See the full Trefis analysis for Goldman Sachs

FICC Trading Result Soft, But Goldman Remains Optimistic

Goldman’s fixed-income, currency and commodities (FICC) trading desk generated just under $1.2 billion in revenues in Q4 2015 – 11% lower than the sub-par $1.3 billion figure for Q3 2015, and almost identical to the figure a year ago (after adjusting for accounting gains or losses from   revaluation of its own debt). While a sequential reduction in these revenues was expected given the poor levels of trading activity worldwide, Goldman’s FICC trading desk fared worse than rivals Bank of America (which reported a year-on-year increase of 12%) and Citigroup (which reported an increase of 7%). In fact, the $7.1 billion in total FICC trading revenues for the full year makes 2015 the worst period in this regard since 2008, when the division made just $3.7 billion. However, Goldman continues to believe that the FICC trading industry will soon witness a turnaround. If conditions in the industry actually improve, Goldman is a position to pocket much bigger gains than any of its rivals due to its significantly larger presence.
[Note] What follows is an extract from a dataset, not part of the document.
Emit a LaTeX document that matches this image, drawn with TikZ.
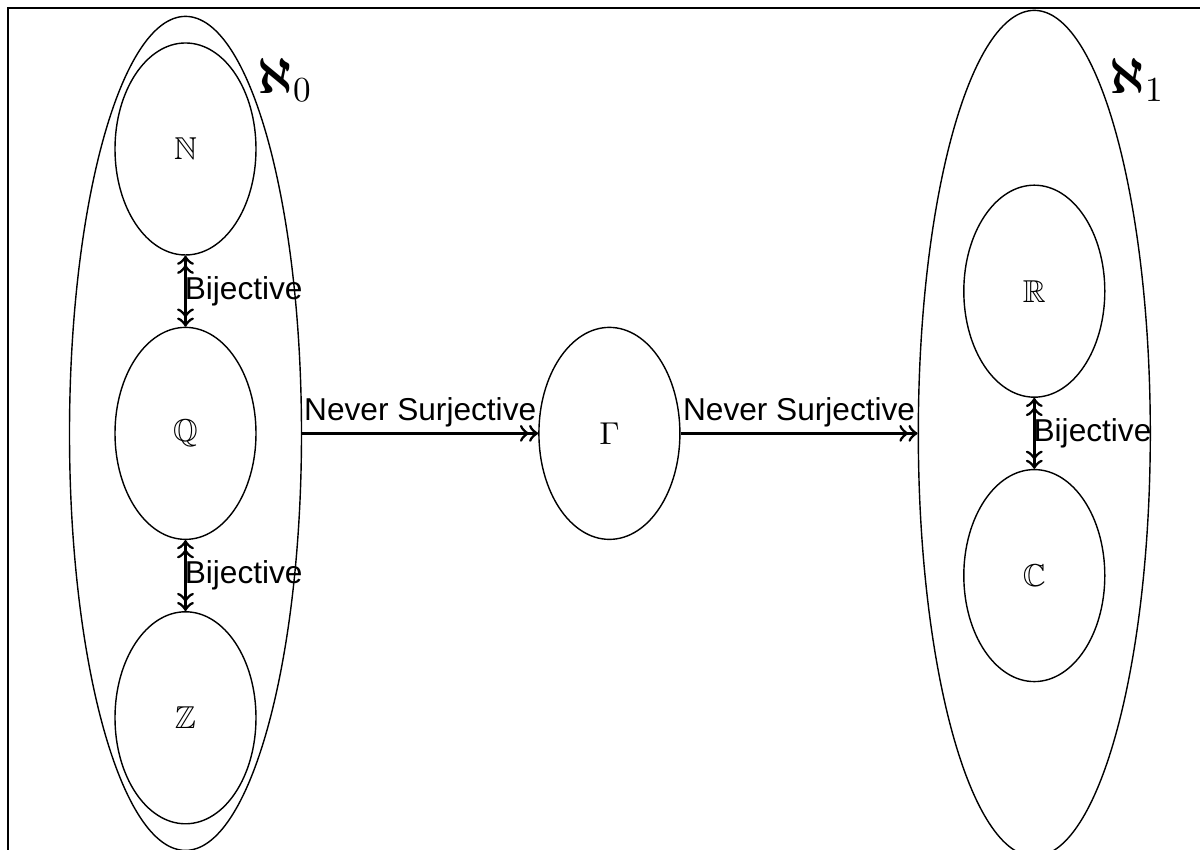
\documentclass[tikz,border=0pt]{standalone}
\usepackage{amssymb}
\usepackage{amsmath}
\usepackage{fontspec}
\setsansfont{Liberation Sans}
\usepackage{tikz}
\usetikzlibrary{shapes.geometric, positioning}

\tikzset{
    numset/.style={draw, ellipse, minimum width=1.41cm, minimum height=2.12cm, inner sep=0pt},
    cardset/.style={draw, ellipse, minimum width=2.32cm, minimum height=8.34cm, inner sep=0pt},
    maplabel/.style={font=\fontsize{9}{11}\sffamily\selectfont, inner sep=1.5pt},
}

\begin{document}
\begin{tikzpicture}[font=\fontsize{9}{11}\selectfont]
    \useasboundingbox (0,0) rectangle (12,8.5);
    \clip (0,0) rectangle (12,8.5);
    % frame
    \draw[line width=0.5pt] (0.08,-1) rectangle (13,8.42);

    % countable sets
    \node[numset] (nat) at (1.855,7.01) {$\mathbb{N}$};
    \node[numset, below=0.71cm of nat] (rat) {$\mathbb{Q}$};
    \node[numset, below=0.71cm of rat] (int) {$\mathbb{Z}$};
    \node[cardset] (alephzero) at (rat) {};
    \node at (2.85,7.70) {\fontsize{14}{16}\selectfont$\boldsymbol{\aleph}_0$};

    % middle set
    \node[numset, right=2.36cm of alephzero] (gam) {$\Gamma$};

    % uncountable sets
    \node[cardset, minimum height=8.46cm, right=2.37cm of gam] (alephone) {};
    \node[numset, above=0.355cm of alephone.center] (real) {$\mathbb{R}$};
    \node[numset, below=0.355cm of alephone.center] (cplx) {$\mathbb{C}$};
    \node at (11.37,7.70) {\fontsize{14}{16}\selectfont$\boldsymbol{\aleph}_1$};

    % maps
    \draw[<<->>, thick] (nat) -- node[maplabel, right, inner sep=0pt, xshift=-0.6pt] {Bijective} (rat);
    \draw[<<->>, thick] (rat) -- node[maplabel, right, inner sep=0pt, xshift=-0.6pt] {Bijective} (int);
    \draw[<<->>, thick] (real) -- node[maplabel, right, inner sep=0pt, xshift=-0.6pt] {Bijective} (cplx);
    \draw[->>, thick] (alephzero) -- node[maplabel, above] {Never Surjective} (gam);
    \draw[->>, thick] (gam) -- node[maplabel, above] {Never Surjective} (alephone);
\end{tikzpicture}
\end{document}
Goldman’s equity trading desk outperformed the larger FICC unit for the third consecutive quarter to churn out revenues of almost $1.8 billion. This represents a nominal 3% improvement sequentially, although it is 7% lower than the $1.9 billion the division generated last year. The exceptionally strong performance over the first half of 2015 helped total equity trading revenues for the full year reach almost $7.8 billion – making this just the second time in at least 10 years when equity trading revenues were greater than FICC trading revenues (the other instance being 2008).
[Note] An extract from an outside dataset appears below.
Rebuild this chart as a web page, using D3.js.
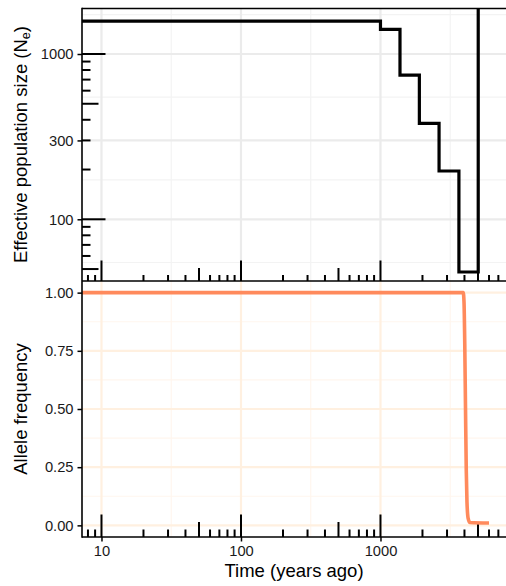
<!DOCTYPE html>
<html>
<head>
<meta charset="utf-8">
<script src="https://cdn.jsdelivr.net/npm/d3@7"></script>
<style>
  html, body { margin: 0; padding: 0; background: #fff; }
  svg { display: block; font-family: "Liberation Sans", Arial, Helvetica, sans-serif; }
</style>
</head>
<body>
<script>
// Demographic history (effective population size) and allele frequency over time
const timeTicks = [10, 100, 1000];
const neTicks = [100, 300, 1000];
const neTickLabels = ["100", "300", "1000"];
const freqTicks = [0, 0.25, 0.5, 0.75, 1];
const freqTickLabels = ["0.00", "0.25", "0.50", "0.75", "1.00"];

// Piecewise-constant Ne: each value holds from its start time until the next one
const neTimes = [7.25, 1000, 1380, 1900, 2630, 3650, 5020, 7940];
const neValues = [1580, 1410, 745, 380, 196, 48, 100000, 100000];

// Allele frequency trajectory
const freqTimes = [7.25, 100, 1000, 3920, 3970, 4020, 4070, 4120, 4170, 4250, 4380, 6000];
const freqValues = [1, 1, 1, 1, 0.96, 0.78, 0.5, 0.24, 0.1, 0.03, 0.012, 0.01];

const W = 506, H = 586;
const left = 82, right = 506;
const topP = { y0: 8, y1: 281 };
const botP = { y0: 281, y1: 537 };

const svg = d3.select("body").append("svg").attr("width", W).attr("height", H);

const x = d3.scaleLog().domain([7.25, 7940]).range([left, right]);
const yNe = d3.scaleLog().domain([42.33, 1898]).range([topP.y1, topP.y0]);
const yF = d3.scaleLinear().domain([-0.05, 1.05]).range([botP.y1, botP.y0]);

// minor breaks halfway between majors on the log scale
const logMid = (a, b) => Math.pow(10, (Math.log10(a) + Math.log10(b)) / 2);
const xMinor = [logMid(1, 10), logMid(10, 100), logMid(100, 1000), logMid(1000, 10000)];
const neMinor = [logMid(30, 100), logMid(100, 300), logMid(300, 1000), logMid(1000, 3000)];
const freqMinor = [0.125, 0.375, 0.625, 0.875];

function clip(id, y0, y1) {
  svg.append("clipPath").attr("id", id)
    .append("rect").attr("x", left).attr("y", y0).attr("width", right - left).attr("height", y1 - y0);
}
clip("clipTop", topP.y0, topP.y1);
clip("clipBot", botP.y0, botP.y1);

function grid(clipId, p, yScale, yMajor, yMinor, cMajor, cMinor) {
  const g = svg.append("g").attr("clip-path", `url(#${clipId})`);
  g.selectAll(".vmin").data(xMinor).join("line")
    .attr("x1", d => x(d)).attr("x2", d => x(d)).attr("y1", p.y0).attr("y2", p.y1)
    .attr("stroke", cMinor).attr("stroke-width", 1.2);
  g.selectAll(".hmin").data(yMinor).join("line")
    .attr("x1", left).attr("x2", right).attr("y1", d => yScale(d)).attr("y2", d => yScale(d))
    .attr("stroke", cMinor).attr("stroke-width", 1.2);
  g.selectAll(".vmaj").data(timeTicks).join("line")
    .attr("x1", d => x(d)).attr("x2", d => x(d)).attr("y1", p.y0).attr("y2", p.y1)
    .attr("stroke", cMajor).attr("stroke-width", 2.2);
  g.selectAll(".hmaj").data(yMajor).join("line")
    .attr("x1", left).attr("x2", right).attr("y1", d => yScale(d)).attr("y2", d => yScale(d))
    .attr("stroke", cMajor).attr("stroke-width", 2.2);
}
grid("clipTop", topP, yNe, neTicks, neMinor, "#ebebeb", "#f3f3f3");
grid("clipBot", botP, yF, freqTicks, freqMinor, "#fff0e0", "#fff6ee");

// log tick values k * 10^n inside a domain
function logTickValues(domain) {
  const out = [];
  for (let n = 0; n <= 4; n++) for (let k = 1; k <= 9; k++) {
    const v = k * Math.pow(10, n);
    if (v >= domain[0] && v <= domain[1]) out.push({ v, k });
  }
  return out;
}
const tickLen = (k, s, m, l) => (k === 1 ? l : k === 5 ? m : s);

// bottom log ticks for both panels
function bottomLogTicks(clipId, y1, s, m, l) {
  svg.append("g").attr("clip-path", `url(#${clipId})`)
    .selectAll("line").data(logTickValues(x.domain())).join("line")
    .attr("x1", d => x(d.v)).attr("x2", d => x(d.v))
    .attr("y1", y1).attr("y2", d => y1 - tickLen(d.k, s, m, l))
    .attr("stroke", "#000").attr("stroke-width", 2);
}
bottomLogTicks("clipTop", topP.y1, 6, 13, 20.5);
bottomLogTicks("clipBot", botP.y1, 7.5, 15, 22.5);

// left log ticks for Ne panel
svg.append("g").attr("clip-path", "url(#clipTop)")
  .selectAll("line").data(logTickValues(yNe.domain())).join("line")
  .attr("y1", d => yNe(d.v)).attr("y2", d => yNe(d.v))
  .attr("x1", left).attr("x2", d => left + tickLen(d.k, 8.5, 16.5, 23.5))
  .attr("stroke", "#000").attr("stroke-width", 2);

// Ne step line
const neLine = d3.line().x((d, i) => x(neTimes[i])).y(d => yNe(d)).curve(d3.curveStepAfter);
svg.append("path").datum(neValues)
  .attr("clip-path", "url(#clipTop)")
  .attr("d", neLine).attr("fill", "none")
  .attr("stroke", "#000").attr("stroke-width", 3.2).attr("stroke-linejoin", "miter");

// allele frequency line
const fLine = d3.line().x((d, i) => x(freqTimes[i])).y(d => yF(d)).curve(d3.curveMonotoneX);
svg.append("path").datum(freqValues)
  .attr("clip-path", "url(#clipBot)")
  .attr("d", fLine).attr("fill", "none")
  .attr("stroke", "#ff8a5c").attr("stroke-width", 3.6).attr("stroke-linejoin", "round");

// axes
const axisFont = "14.7px";
function styleAxis(g) {
  g.select(".domain").remove();
  g.selectAll(".tick line").attr("stroke", "#000").attr("stroke-width", 1.5);
  g.selectAll(".tick text").attr("fill", "#1a1a1a").style("font-size", axisFont)
    .style("font-family", "'Liberation Sans', Arial, sans-serif");
}
svg.append("g").attr("transform", `translate(${left},0)`)
  .call(d3.axisLeft(yNe).tickValues(neTicks).tickFormat((d, i) => neTickLabels[i]).tickSizeInner(4.5).tickSizeOuter(0).tickPadding(4))
  .call(styleAxis);
svg.append("g").attr("transform", `translate(${left},0)`)
  .call(d3.axisLeft(yF).tickValues(freqTicks).tickFormat((d, i) => freqTickLabels[i]).tickSizeInner(4.5).tickSizeOuter(0).tickPadding(4))
  .call(styleAxis);
svg.append("g").attr("transform", `translate(0,${botP.y1})`)
  .call(d3.axisBottom(x).tickValues(timeTicks).tickFormat(d3.format("d")).tickSizeInner(4.5).tickSizeOuter(0).tickPadding(4))
  .call(styleAxis);

// axis lines
const lines = [
  [left, topP.y0 + 0.5, right, topP.y0 + 0.5],
  [left, topP.y1, right, topP.y1],
  [left, botP.y1, right, botP.y1],
  [left, topP.y0 - 0.3, left, botP.y1 + 0.7]
];
svg.append("g").selectAll("line").data(lines).join("line")
  .attr("x1", d => d[0]).attr("y1", d => d[1]).attr("x2", d => d[2]).attr("y2", d => d[3])
  .attr("stroke", "#000").attr("stroke-width", 1.6);

// titles
const titleSize = "18.5px";
svg.append("text")
  .attr("x", (left + right) / 2).attr("y", 576.5)
  .attr("text-anchor", "middle").style("font-size", titleSize).attr("fill", "#000")
  .text("Time (years ago)");

const neTitle = svg.append("text")
  .attr("transform", `translate(26.5,${(topP.y0 + topP.y1) / 2}) rotate(-90)`)
  .attr("text-anchor", "middle").style("font-size", titleSize).attr("fill", "#000");
neTitle.append("tspan").text("Effective population size (N");
neTitle.append("tspan").attr("baseline-shift", "-22%").style("font-size", "12.5px").text("e");
neTitle.append("tspan").text(")");

svg.append("text")
  .attr("transform", `translate(26.5,${(botP.y0 + botP.y1) / 2}) rotate(-90)`)
  .attr("text-anchor", "middle").style("font-size", titleSize).attr("fill", "#000")
  .text("Allele frequency");
</script>
</body>
</html>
Slowing Equity Underwriting Levels 

After posting two of its best ever quarterly performances over the first half of the year, Goldman’s advisory and underwriting operations (which include the advisory, debt underwriting and equity underwriting units) reported weak revenue figures for the third and fourth quarters of the year. Total advisory and underwriting fees fell marginally from $1.56 billion in Q3 2015 to $1.55 billion in Q4 2015, although this was 7% higher than the $1.4 billion figure reported a year ago. In comparison, these fees were $1.9 billion and $2 billion for Q1 2015 and Q2 2015, respectively.

With the volume of M&A deals remaining elevated for a fourth consecutive quarter, Goldman’s M&A advisory fees almost touched $900 million in Q4 2015. The bank’s total M&A advisory fees for the year fell just short of $3.5 billion – making it the second best year for Goldman since it made $4.2 billion in 2007. But the reduction in IPO activity seen since the third quarter continued in the fourth quarter too – resulting in equity underwriting fees of just $228 million. Although this is slightly better than the $190 million figure for the previous quarter, it is well below the $342 million in fees seen a year ago.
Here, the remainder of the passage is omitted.